In three months they have published 1,000 articles! The author is responsible for copy editing, pre-press and all of that.

So you end up with a lot of publications and a lot of revenue, with no real service to the scientific community.

There is a fairly widespread perception of bias against papers submitted by scientists from developing countries like India and from lesser known institutes shown by editors of leading international scientific journal s. How far is that perception true? Marcus: I don’t think it is true. I do know that it is a common perception. At least from the editorial processes of the Cell Press journals it is impossible for me to see how that kind of bias could come in. Herndon: As more people have the experience of publishing in top journals and mentor other people to also do the same, it will help to change the feeling about the system.

It seems like the feeling about the system and how it works is stronger than any evidence of bias itself.

Marcus: There was a young woman graduate student from a new lab who came up to me after my talk and was insistent on this issue of bias.
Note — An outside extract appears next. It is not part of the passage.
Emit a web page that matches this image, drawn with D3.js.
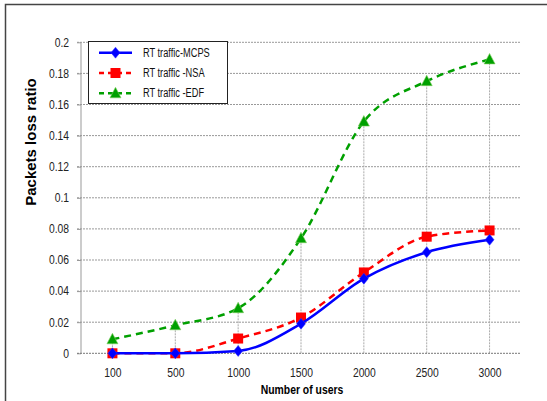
<!DOCTYPE html>
<html>
<head>
<meta charset="utf-8">
<script src="https://cdn.jsdelivr.net/npm/d3@7"></script>
<style>
  body { margin: 0; background: #fff; }
  text { font-family: "Liberation Sans", Arial, sans-serif; }
</style>
</head>
<body>
<div id="chart"></div>
<script>
// values
var users = ["100", "500", "1000", "1500", "2000", "2500", "3000"];
var mcps = [0, 0, 0.0015, 0.019, 0.048, 0.065, 0.073];
var nsa  = [0, 0, 0.0095, 0.023, 0.052, 0.075, 0.079];
var edf  = [0.009, 0.018, 0.029, 0.074, 0.149, 0.175, 0.189];
var yTicks = [0, 0.02, 0.04, 0.06, 0.08, 0.1, 0.12, 0.14, 0.16, 0.18, 0.2];
var seriesNames = ["RT traffic-MCPS", "RT traffic -NSA", "RT traffic -EDF"];

width = 547
height = 401

var series = [
  {name: seriesNames[0], values: mcps, color: "#0000ff", dash: null, marker: "diamond"},
  {name: seriesNames[1], values: nsa, color: "#ff0000", dash: "7,5", marker: "square"},
  {name: seriesNames[2], values: edf, color: "#00a000", dash: "7,5", marker: "triangle"}
]

// the original uses a narrow face; squeeze the text horizontally
function narrow(sel, k) {
  sel.each(function () {
    var len = this.getComputedTextLength()
    d3.select(this).attr('textLength', len * k).attr('lengthAdjust', 'spacingAndGlyphs')
  })
}

var svg = d3.select('#chart').append('svg').attr('width', width).attr('height', height)

// frame of the original figure
svg.append('path').attr('d', 'M5.5,' + height + 'V4.5H' + width)
  .attr('fill', 'none').attr('stroke', '#444').attr('stroke-width', 1.5)

var x = d3.scalePoint().domain(users).range([81, 521]).padding(0.5)
var y = d3.scaleLinear().domain([0, 0.2]).range([353.3, 42.3])

// horizontal grid
svg.append('g').selectAll('line').data(yTicks.slice(1)).join('line')
  .attr('x1', 77).attr('x2', 521)
  .attr('y1', d => y(d)).attr('y2', d => y(d))
  .attr('stroke', '#999').attr('stroke-dasharray', '2,1')

// drop lines from the highest point down to the axis
var maxAt = users.map((u, i) => d3.max(series, s => s.values[i]))
svg.append('g').selectAll('line').data(users).join('line')
  .attr('x1', d => x(d)).attr('x2', d => x(d))
  .attr('y1', y(0)).attr('y2', (d, i) => y(maxAt[i]))
  .attr('stroke', '#aaa').attr('stroke-dasharray', '2,1')

// y axis
var yAxis = svg.append('g').attr('transform', 'translate(81,0)')
  .call(d3.axisLeft(y).tickValues(yTicks).tickSize(4).tickPadding(8)
    .tickFormat(d => d === 0 ? "0" : d3.format("")(+d.toFixed(2))))
yAxis.select('.domain').attr('stroke', '#999').attr('d', 'M0,' + y(0) + 'V' + y(0.2))
yAxis.selectAll('line').attr('stroke', '#999')
yAxis.selectAll('text').attr('font-size', 12).attr('fill', '#222')
  .style('font-family', '"Liberation Sans", Arial, sans-serif').call(narrow, 0.86)

// x axis
svg.append('line').attr('x1', 77).attr('x2', 521).attr('y1', y(0)).attr('y2', y(0))
  .attr('stroke', '#777').attr('stroke-dasharray', '2,1')
var xAxis = svg.append('g').attr('transform', 'translate(0,' + y(0) + ')')
  .call(d3.axisBottom(x).tickSize(0).tickPadding(15))
xAxis.select('.domain').remove()
xAxis.selectAll('text').attr('font-size', 12).attr('fill', '#222')
  .style('font-family', '"Liberation Sans", Arial, sans-serif').call(narrow, 0.86)

// axis titles
svg.append('text').attr('x', 302).attr('y', 394).attr('text-anchor', 'middle')
  .attr('font-size', 13).attr('font-weight', 'bold').text('Number of users').call(narrow, 0.8)
svg.append('text').attr('transform', 'translate(36,142) rotate(-90)').attr('text-anchor', 'middle')
  .attr('font-size', 15).attr('font-weight', 'bold')
  .text('Packets loss ratio')

var line = d3.line().x((d, i) => x(users[i])).y(d => y(d)).curve(d3.curveMonotoneX)

function marker(g, type, color) {
  if (type == 'diamond')
    g.append('path').attr('d', 'M0,-5.5L4.5,0L0,5.5L-4.5,0Z').attr('fill', color).attr('stroke', '#3333ff').attr('stroke-width', 0.5)
  else if (type == 'square')
    g.append('rect').attr('x', -5).attr('y', -5).attr('width', 10).attr('height', 10).attr('fill', color)
  else
    g.append('path').attr('d', 'M0,-6L5.5,4.5L-5.5,4.5Z').attr('fill', color).attr('stroke', '#7fcf5f').attr('stroke-width', 0.6)
}

series.slice().reverse().forEach(function (s) {
  svg.append('path').datum(s.values).attr('d', line)
    .attr('fill', 'none').attr('stroke', s.color).attr('stroke-width', 2.5)
    .attr('stroke-dasharray', s.dash)
  s.values.forEach(function (v, i) {
    var g = svg.append('g').attr('transform', 'translate(' + x(users[i]) + ',' + y(v) + ')')
    marker(g, s.marker, s.color)
  })
})

// legend
var legend = svg.append('g')
legend.append('rect').attr('x', 88.5).attr('y', 41.5).attr('width', 139).attr('height', 62)
  .attr('fill', '#fff').attr('stroke', '#222').attr('stroke-width', 1)
series.forEach(function (s, i) {
  var ly = 52.7 + i * 20.3
  legend.append('line').attr('x1', 99).attr('x2', 132).attr('y1', ly).attr('y2', ly)
    .attr('stroke', s.color).attr('stroke-width', 2.5).attr('stroke-dasharray', s.dash ? '5,4' : null)
  var g = legend.append('g').attr('transform', 'translate(115.5,' + ly + ')')
  marker(g, s.marker, s.color)
  legend.append('text').attr('x', 143).attr('y', ly + 4).attr('font-size', 12).attr('fill', '#111')
    .text(s.name).call(narrow, 0.77)
})
</script>
</body>
</html>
The only advice I could give her was “Don’t let that distract you. That will become a self-fulfilling prophecy — if you think there is a bias and therefore you don’t submit.

Do the best science you can do, talk to as many people as you can, and try and find out from the journals where your work is appropriate. Be realistic with yourself, lobby with the editors on why you think (your paper) is interesting and appropriate.”

Cell has a very high rejection rate. It only publishes 15 per cent of everything that gets submitted to it.

We’ve spent a lot of time and effort to set a consistent editorial standard, and work with authors to meet that standard, but we don’t have the option of lowering the bar.

Call, email the editor, and argue for a paper…David Baltimore has no problem thinking he can do that (laughs).

That is an acceptable and encouraged thing to do if you think we have missed the scientific point.

We are there and available and eager to get to know scientists better. I do think the referees, in this case the editors, are being as fair as they can and you just have to get in the game and play it.